[TASK]
Give back every line exactly as it appears, pictures excluded.

[SUPPLIED MATERIAL]

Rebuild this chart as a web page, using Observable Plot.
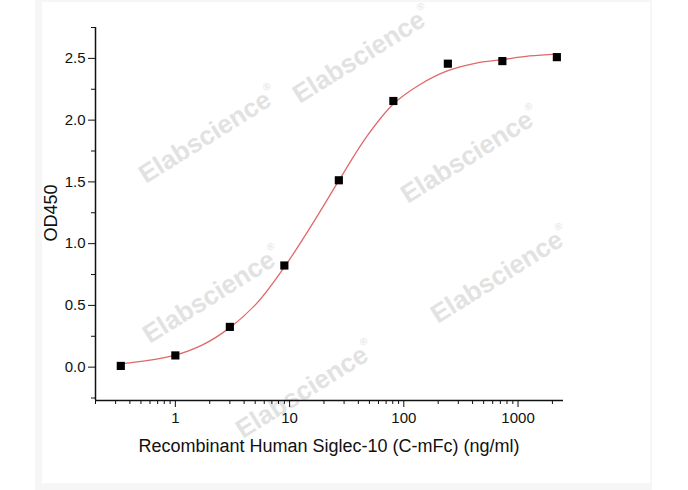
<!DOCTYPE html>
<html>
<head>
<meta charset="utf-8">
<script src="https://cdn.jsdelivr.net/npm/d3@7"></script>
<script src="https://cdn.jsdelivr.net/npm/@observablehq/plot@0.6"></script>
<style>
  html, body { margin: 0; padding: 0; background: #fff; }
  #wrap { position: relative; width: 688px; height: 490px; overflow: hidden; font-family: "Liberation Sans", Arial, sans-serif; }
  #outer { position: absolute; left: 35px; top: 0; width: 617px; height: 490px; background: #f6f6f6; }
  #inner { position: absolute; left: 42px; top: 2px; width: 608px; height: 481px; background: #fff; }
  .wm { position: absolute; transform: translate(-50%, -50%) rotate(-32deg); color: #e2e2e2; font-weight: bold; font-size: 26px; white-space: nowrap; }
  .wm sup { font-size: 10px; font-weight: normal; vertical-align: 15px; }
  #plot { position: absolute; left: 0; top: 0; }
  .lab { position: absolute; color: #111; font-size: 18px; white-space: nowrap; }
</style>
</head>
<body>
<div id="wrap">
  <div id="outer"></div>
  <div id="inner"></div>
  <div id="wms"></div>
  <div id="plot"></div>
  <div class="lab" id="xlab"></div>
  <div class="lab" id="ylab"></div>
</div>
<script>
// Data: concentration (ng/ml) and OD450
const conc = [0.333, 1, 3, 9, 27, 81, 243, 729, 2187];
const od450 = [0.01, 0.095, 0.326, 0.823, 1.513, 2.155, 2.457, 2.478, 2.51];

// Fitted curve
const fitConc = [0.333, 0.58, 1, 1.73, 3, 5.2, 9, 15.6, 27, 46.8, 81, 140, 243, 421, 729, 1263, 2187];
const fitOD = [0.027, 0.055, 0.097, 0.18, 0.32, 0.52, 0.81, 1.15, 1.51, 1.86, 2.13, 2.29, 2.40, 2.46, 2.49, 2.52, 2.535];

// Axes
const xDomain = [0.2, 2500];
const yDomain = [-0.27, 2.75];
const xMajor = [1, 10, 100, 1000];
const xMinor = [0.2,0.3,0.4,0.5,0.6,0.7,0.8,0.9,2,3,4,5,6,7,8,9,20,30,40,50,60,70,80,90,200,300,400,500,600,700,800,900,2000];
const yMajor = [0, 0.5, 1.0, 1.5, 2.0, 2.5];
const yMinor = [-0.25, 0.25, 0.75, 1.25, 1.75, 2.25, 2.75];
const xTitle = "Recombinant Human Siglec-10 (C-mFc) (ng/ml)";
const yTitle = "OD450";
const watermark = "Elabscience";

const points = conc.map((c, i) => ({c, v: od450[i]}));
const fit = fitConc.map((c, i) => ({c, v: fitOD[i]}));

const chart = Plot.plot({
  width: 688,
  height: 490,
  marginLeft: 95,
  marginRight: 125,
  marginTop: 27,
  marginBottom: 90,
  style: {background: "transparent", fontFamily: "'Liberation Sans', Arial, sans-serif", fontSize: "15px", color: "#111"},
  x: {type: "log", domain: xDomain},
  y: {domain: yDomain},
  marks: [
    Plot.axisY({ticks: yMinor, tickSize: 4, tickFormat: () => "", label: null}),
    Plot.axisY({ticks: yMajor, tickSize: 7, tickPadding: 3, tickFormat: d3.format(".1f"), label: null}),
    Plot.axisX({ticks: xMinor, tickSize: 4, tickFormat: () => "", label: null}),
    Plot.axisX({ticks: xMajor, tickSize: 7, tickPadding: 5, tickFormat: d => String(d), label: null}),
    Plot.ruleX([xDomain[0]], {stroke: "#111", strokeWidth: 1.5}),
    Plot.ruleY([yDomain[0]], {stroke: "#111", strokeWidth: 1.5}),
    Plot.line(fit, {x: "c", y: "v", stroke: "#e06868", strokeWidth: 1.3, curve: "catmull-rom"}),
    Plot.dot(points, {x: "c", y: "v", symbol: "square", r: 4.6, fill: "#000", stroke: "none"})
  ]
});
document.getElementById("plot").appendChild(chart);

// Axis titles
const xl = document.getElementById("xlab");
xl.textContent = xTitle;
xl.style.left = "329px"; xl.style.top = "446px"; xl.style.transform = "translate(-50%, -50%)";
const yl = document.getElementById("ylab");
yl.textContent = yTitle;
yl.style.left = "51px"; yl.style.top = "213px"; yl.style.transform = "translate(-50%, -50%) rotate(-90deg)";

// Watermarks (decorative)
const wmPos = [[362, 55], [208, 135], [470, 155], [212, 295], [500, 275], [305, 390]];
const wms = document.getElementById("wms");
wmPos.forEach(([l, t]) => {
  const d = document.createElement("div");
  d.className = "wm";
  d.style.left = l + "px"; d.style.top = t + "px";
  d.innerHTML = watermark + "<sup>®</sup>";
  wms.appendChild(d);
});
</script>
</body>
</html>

[IN RESPONSE]
Rebuild this chart as a web page, using Observable Plot.
<!DOCTYPE html>
<html>
<head>
<meta charset="utf-8">
<script src="https://cdn.jsdelivr.net/npm/d3@7"></script>
<script src="https://cdn.jsdelivr.net/npm/@observablehq/plot@0.6"></script>
<style>
  html, body { margin: 0; padding: 0; background: #fff; }
  #wrap { position: relative; width: 688px; height: 490px; overflow: hidden; font-family: "Liberation Sans", Arial, sans-serif; }
  #outer { position: absolute; left: 35px; top: 0; width: 617px; height: 490px; background: #f6f6f6; }
  #inner { position: absolute; left: 42px; top: 2px; width: 608px; height: 481px; background: #fff; }
  .wm { position: absolute; transform: translate(-50%, -50%) rotate(-32deg); color: #e2e2e2; font-weight: bold; font-size: 26px; white-space: nowrap; }
  .wm sup { font-size: 10px; font-weight: normal; vertical-align: 15px; }
  #plot { position: absolute; left: 0; top: 0; }
  .lab { position: absolute; color: #111; font-size: 18px; white-space: nowrap; }
</style>
</head>
<body>
<div id="wrap">
  <div id="outer"></div>
  <div id="inner"></div>
  <div id="wms"></div>
  <div id="plot"></div>
  <div class="lab" id="xlab"></div>
  <div class="lab" id="ylab"></div>
</div>
<script>
// Data: concentration (ng/ml) and OD450
const conc = [0.333, 1, 3, 9, 27, 81, 243, 729, 2187];
const od450 = [0.01, 0.095, 0.326, 0.823, 1.513, 2.155, 2.457, 2.478, 2.51];

// Fitted curve
const fitConc = [0.333, 0.58, 1, 1.73, 3, 5.2, 9, 15.6, 27, 46.8, 81, 140, 243, 421, 729, 1263, 2187];
const fitOD = [0.027, 0.055, 0.097, 0.18, 0.32, 0.52, 0.81, 1.15, 1.51, 1.86, 2.13, 2.29, 2.40, 2.46, 2.49, 2.52, 2.535];

// Axes
const xDomain = [0.2, 2500];
const yDomain = [-0.27, 2.75];
const xMajor = [1, 10, 100, 1000];
const xMinor = [0.2,0.3,0.4,0.5,0.6,0.7,0.8,0.9,2,3,4,5,6,7,8,9,20,30,40,50,60,70,80,90,200,300,400,500,600,700,800,900,2000];
const yMajor = [0, 0.5, 1.0, 1.5, 2.0, 2.5];
const yMinor = [-0.25, 0.25, 0.75, 1.25, 1.75, 2.25, 2.75];
const xTitle = "Recombinant Human Siglec-10 (C-mFc) (ng/ml)";
const yTitle = "OD450";
const watermark = "Elabscience";

const points = conc.map((c, i) => ({c, v: od450[i]}));
const fit = fitConc.map((c, i) => ({c, v: fitOD[i]}));

const chart = Plot.plot({
  width: 688,
  height: 490,
  marginLeft: 95,
  marginRight: 125,
  marginTop: 27,
  marginBottom: 90,
  style: {background: "transparent", fontFamily: "'Liberation Sans', Arial, sans-serif", fontSize: "15px", color: "#111"},
  x: {type: "log", domain: xDomain},
  y: {domain: yDomain},
  marks: [
    Plot.axisY({ticks: yMinor, tickSize: 4, tickFormat: () => "", label: null}),
    Plot.axisY({ticks: yMajor, tickSize: 7, tickPadding: 3, tickFormat: d3.format(".1f"), label: null}),
    Plot.axisX({ticks: xMinor, tickSize: 4, tickFormat: () => "", label: null}),
    Plot.axisX({ticks: xMajor, tickSize: 7, tickPadding: 5, tickFormat: d => String(d), label: null}),
    Plot.ruleX([xDomain[0]], {stroke: "#111", strokeWidth: 1.5}),
    Plot.ruleY([yDomain[0]], {stroke: "#111", strokeWidth: 1.5}),
    Plot.line(fit, {x: "c", y: "v", stroke: "#e06868", strokeWidth: 1.3, curve: "catmull-rom"}),
    Plot.dot(points, {x: "c", y: "v", symbol: "square", r: 4.6, fill: "#000", stroke: "none"})
  ]
});
document.getElementById("plot").appendChild(chart);

// Axis titles
const xl = document.getElementById("xlab");
xl.textContent = xTitle;
xl.style.left = "329px"; xl.style.top = "446px"; xl.style.transform = "translate(-50%, -50%)";
const yl = document.getElementById("ylab");
yl.textContent = yTitle;
yl.style.left = "51px"; yl.style.top = "213px"; yl.style.transform = "translate(-50%, -50%) rotate(-90deg)";

// Watermarks (decorative)
const wmPos = [[362, 55], [208, 135], [470, 155], [212, 295], [500, 275], [305, 390]];
const wms = document.getElementById("wms");
wmPos.forEach(([l, t]) => {
  const d = document.createElement("div");
  d.className = "wm";
  d.style.left = l + "px"; d.style.top = t + "px";
  d.innerHTML = watermark + "<sup>®</sup>";
  wms.appendChild(d);
});
</script>
</body>
</html>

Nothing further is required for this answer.